Insufficient contrast. Black furniture against dark walls, dark tiles, and dark grout has nowhere to go. The design loses definition and the room loses space. Contrast is not optional — it is what makes the scheme work.
Applying black across too many surfaces. One or two strong pieces clearly contrasted is a design decision. An entirely dark room is a different kind of project — one that requires careful lighting, reflective surfaces, and very deliberate planning to succeed.
Ignoring scale and proportion. A black vanity unit that is the wrong size for the room does not become less imposing because it is well-finished. Footprint, proportion, and the relationship of the furniture to the available space matter as much as the finish.

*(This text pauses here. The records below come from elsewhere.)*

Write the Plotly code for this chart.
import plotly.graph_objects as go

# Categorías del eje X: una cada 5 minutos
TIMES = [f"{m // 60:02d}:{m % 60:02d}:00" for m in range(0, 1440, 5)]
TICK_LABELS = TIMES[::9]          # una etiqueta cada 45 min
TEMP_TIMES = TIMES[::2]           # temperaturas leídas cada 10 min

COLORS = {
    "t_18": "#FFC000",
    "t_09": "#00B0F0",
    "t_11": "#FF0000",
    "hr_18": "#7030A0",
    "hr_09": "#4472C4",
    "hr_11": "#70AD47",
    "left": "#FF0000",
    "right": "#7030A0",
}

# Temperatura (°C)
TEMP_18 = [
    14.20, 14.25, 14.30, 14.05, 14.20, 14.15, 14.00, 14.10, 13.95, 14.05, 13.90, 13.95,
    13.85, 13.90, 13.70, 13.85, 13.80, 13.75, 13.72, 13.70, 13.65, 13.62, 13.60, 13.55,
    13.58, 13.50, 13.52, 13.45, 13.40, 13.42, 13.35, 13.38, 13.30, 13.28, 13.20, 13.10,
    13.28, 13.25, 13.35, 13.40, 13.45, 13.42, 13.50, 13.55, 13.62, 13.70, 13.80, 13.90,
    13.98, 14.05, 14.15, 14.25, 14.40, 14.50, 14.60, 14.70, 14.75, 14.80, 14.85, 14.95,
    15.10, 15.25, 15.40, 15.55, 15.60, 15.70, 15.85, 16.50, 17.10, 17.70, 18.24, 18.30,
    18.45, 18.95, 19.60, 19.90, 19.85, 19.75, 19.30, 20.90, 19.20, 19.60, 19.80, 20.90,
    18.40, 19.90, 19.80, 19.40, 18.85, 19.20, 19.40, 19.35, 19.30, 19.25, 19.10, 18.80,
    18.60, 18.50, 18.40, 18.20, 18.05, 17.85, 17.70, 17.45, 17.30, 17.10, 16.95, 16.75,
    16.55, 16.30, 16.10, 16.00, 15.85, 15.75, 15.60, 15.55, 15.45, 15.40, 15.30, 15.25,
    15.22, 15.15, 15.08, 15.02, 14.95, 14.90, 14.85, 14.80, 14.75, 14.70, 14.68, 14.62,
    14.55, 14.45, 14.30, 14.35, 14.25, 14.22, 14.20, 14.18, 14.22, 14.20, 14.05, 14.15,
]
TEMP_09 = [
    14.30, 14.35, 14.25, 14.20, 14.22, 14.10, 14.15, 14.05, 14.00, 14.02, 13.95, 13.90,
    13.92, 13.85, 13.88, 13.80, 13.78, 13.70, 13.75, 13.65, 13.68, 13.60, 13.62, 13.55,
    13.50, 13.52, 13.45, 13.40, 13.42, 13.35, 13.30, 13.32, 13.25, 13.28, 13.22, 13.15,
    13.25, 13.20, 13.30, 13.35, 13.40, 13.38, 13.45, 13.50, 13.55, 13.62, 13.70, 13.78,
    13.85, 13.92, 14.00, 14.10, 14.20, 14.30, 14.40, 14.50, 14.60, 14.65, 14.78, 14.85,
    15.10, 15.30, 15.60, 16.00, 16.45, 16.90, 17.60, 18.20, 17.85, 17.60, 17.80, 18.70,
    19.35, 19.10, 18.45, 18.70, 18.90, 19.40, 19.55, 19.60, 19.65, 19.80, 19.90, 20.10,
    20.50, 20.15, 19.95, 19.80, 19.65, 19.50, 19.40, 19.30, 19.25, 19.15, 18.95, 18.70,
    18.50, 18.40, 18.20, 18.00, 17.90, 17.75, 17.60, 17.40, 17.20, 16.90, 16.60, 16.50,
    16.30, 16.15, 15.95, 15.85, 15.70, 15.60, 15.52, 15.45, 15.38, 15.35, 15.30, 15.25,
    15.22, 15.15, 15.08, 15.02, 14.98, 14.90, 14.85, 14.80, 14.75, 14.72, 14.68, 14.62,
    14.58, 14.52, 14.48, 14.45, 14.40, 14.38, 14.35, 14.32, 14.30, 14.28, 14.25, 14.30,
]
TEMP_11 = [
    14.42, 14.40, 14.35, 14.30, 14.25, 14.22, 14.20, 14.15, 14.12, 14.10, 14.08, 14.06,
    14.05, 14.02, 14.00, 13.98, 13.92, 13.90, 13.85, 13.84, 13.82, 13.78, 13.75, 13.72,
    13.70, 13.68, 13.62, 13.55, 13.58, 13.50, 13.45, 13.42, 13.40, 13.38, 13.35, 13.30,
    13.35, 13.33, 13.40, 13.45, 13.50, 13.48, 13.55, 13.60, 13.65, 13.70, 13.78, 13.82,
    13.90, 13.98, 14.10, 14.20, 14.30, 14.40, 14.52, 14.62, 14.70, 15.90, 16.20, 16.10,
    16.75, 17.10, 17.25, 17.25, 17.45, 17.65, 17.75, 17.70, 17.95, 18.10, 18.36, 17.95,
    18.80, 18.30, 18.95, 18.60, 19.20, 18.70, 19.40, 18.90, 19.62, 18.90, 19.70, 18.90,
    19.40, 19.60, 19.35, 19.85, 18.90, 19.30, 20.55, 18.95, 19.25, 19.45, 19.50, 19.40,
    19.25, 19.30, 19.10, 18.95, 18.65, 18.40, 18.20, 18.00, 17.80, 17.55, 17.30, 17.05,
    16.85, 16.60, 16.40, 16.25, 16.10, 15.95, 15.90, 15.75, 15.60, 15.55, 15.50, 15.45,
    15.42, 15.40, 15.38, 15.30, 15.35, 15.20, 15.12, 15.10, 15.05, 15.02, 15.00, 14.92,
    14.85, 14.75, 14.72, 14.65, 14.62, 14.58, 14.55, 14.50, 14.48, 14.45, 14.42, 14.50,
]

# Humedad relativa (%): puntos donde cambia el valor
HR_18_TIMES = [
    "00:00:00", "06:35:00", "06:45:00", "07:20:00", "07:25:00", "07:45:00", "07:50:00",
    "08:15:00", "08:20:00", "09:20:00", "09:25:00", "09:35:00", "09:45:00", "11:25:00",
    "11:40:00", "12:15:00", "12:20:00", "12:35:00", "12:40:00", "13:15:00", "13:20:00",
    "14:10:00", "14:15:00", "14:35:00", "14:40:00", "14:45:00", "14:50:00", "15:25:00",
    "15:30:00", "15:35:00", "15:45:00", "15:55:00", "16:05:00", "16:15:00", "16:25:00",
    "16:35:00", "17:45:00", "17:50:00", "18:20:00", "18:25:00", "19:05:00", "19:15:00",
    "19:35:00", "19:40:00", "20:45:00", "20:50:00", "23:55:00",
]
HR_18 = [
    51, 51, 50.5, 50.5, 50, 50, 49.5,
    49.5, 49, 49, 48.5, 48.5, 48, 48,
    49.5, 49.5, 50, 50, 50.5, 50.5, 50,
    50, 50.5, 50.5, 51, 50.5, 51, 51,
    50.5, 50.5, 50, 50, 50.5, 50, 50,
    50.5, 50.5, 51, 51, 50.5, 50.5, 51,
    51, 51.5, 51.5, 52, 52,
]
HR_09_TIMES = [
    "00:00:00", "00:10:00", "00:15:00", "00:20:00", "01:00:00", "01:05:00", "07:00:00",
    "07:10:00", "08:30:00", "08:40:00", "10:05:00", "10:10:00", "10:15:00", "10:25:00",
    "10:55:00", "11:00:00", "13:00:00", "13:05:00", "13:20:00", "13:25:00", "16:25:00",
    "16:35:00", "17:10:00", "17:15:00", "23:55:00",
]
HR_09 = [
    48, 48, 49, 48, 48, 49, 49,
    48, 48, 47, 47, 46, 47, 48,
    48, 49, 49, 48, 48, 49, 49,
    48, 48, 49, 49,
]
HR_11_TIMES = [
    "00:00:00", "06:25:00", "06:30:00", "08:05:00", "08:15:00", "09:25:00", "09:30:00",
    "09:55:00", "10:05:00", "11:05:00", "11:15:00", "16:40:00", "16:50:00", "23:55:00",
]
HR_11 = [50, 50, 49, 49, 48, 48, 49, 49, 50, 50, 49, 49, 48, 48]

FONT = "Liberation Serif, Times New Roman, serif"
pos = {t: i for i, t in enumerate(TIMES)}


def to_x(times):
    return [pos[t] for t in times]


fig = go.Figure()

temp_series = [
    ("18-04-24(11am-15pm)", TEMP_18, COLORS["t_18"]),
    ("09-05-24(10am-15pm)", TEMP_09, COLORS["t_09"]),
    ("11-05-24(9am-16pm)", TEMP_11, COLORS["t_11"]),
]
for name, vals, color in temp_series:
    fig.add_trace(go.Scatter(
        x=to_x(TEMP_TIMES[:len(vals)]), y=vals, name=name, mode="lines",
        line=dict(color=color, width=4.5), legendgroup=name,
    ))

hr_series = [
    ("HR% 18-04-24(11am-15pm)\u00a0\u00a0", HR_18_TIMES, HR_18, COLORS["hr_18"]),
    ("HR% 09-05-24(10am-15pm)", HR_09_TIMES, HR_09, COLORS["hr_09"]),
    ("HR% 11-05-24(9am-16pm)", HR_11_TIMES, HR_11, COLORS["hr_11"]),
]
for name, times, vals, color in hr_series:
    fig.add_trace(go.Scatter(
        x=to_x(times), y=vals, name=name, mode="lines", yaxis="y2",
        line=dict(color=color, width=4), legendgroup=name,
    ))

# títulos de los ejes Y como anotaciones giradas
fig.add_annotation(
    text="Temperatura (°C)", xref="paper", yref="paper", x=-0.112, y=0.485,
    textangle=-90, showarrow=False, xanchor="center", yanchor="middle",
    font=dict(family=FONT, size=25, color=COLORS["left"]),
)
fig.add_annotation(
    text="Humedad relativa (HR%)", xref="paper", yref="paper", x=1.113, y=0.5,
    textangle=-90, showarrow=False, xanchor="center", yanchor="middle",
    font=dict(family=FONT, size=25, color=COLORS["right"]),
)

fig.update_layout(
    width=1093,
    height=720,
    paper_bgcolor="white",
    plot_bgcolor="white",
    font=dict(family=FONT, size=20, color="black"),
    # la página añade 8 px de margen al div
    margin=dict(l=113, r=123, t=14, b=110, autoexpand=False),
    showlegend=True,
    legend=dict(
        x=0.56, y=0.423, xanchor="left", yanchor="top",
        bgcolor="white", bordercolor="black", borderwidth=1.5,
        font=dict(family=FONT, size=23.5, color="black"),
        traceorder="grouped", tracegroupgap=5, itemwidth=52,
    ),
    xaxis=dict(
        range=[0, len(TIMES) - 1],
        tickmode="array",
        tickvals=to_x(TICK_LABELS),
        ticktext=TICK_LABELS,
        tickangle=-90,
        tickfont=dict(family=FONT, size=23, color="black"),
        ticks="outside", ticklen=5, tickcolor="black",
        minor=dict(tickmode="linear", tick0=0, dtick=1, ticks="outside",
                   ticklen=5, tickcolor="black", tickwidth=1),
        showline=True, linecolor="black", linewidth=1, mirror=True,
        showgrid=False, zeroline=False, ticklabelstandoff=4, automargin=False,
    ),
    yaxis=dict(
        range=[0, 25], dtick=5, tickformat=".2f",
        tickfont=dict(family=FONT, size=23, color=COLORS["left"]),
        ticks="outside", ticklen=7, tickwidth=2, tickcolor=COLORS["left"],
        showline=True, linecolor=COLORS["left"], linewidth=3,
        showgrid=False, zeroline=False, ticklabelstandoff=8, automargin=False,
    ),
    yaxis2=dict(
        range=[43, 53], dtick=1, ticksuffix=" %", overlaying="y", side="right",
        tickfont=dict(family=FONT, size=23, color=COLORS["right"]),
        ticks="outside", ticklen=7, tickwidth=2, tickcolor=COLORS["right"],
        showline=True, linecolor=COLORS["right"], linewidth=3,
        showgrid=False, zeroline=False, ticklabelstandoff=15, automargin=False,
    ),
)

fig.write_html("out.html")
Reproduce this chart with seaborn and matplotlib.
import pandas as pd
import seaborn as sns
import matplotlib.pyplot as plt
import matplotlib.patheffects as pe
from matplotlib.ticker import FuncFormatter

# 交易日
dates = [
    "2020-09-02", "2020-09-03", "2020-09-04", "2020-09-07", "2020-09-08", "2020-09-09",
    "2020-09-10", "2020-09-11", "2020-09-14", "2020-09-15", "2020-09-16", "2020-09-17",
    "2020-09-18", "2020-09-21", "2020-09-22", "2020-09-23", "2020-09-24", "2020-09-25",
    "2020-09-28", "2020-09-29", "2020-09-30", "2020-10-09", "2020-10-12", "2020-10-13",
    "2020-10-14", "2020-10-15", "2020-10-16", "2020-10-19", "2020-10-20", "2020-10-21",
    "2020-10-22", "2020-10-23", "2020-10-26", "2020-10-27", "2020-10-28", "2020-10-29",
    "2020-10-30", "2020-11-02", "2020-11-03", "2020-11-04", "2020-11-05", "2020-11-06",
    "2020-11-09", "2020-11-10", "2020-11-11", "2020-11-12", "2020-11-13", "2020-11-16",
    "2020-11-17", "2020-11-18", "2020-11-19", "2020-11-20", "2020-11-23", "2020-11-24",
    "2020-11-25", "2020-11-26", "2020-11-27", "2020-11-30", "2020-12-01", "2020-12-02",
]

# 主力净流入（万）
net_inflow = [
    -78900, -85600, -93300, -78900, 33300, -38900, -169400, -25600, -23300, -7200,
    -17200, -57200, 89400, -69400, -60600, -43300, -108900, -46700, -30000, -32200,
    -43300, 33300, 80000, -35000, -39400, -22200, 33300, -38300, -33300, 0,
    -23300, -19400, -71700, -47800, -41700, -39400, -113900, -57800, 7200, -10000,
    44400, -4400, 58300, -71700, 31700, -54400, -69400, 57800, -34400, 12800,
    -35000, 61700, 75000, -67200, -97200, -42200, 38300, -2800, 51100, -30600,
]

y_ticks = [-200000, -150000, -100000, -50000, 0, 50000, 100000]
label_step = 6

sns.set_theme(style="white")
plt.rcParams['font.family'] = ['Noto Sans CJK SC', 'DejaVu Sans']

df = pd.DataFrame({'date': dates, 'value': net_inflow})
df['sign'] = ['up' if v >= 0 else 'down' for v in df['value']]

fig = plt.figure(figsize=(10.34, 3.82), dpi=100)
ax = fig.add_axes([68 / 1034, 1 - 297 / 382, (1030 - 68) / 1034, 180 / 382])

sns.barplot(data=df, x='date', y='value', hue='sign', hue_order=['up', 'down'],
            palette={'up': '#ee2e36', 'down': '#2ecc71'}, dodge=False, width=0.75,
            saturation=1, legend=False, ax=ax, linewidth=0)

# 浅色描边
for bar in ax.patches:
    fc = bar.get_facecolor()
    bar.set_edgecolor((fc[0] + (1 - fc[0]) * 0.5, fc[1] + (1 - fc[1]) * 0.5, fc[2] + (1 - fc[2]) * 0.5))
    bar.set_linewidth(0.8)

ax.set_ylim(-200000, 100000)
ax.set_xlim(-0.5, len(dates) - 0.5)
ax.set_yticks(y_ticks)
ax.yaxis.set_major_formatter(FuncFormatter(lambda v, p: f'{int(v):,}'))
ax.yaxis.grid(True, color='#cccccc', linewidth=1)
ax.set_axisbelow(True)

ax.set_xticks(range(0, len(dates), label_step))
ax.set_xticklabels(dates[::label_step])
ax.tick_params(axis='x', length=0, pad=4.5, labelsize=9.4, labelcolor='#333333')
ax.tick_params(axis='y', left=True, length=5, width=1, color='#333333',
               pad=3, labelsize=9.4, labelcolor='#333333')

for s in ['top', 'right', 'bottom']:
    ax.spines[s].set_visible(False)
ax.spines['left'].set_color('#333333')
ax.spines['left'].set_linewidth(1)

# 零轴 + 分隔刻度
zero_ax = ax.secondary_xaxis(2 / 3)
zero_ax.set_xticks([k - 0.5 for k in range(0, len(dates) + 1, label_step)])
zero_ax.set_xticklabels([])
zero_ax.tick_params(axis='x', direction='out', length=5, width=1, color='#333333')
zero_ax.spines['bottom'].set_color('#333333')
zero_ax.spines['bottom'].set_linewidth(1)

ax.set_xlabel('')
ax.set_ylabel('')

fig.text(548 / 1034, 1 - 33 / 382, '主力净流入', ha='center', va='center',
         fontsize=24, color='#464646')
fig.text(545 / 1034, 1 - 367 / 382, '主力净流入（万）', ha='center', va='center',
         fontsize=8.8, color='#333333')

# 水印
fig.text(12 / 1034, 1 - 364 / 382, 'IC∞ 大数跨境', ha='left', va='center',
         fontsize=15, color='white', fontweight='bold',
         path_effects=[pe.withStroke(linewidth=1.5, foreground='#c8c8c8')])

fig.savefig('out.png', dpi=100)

Inconsistent finishes. Mixing Hale Black with Charcoal Oak with another manufacturer’s matte black in the same room creates a visual inconsistency that undermines the confidence of the design. If full consistency is not possible, the variation should be planned deliberately rather than arriving by accident.
What Actually Makes Black Bathroom Furniture Work?
The bathrooms where black furniture genuinely succeeds share a consistent set of conditions. Good light comes first — whether from natural daylight, layered artificial sources, or both. Deliberate contrast comes second: light walls, pale tiles, warm woodgrain surfaces, or reflective fittings that give black furniture its tonal separation and spatial definition.
Appropriate scale and furniture type follow from there. Wall hung black vanity units in compact rooms. Floor standing units where the space can absorb the visual weight. Finishes chosen to match the scheme’s character rather than simply its colour. And storage is planned around actual daily use, so surfaces stay clear and the design remains coherent.
Exploring black bathroom furniture with these conditions in mind produces results that are among the most striking in contemporary bathroom design. The furniture is not the variable. The room’s ability to support it is — and that is almost always within the homeowner’s control.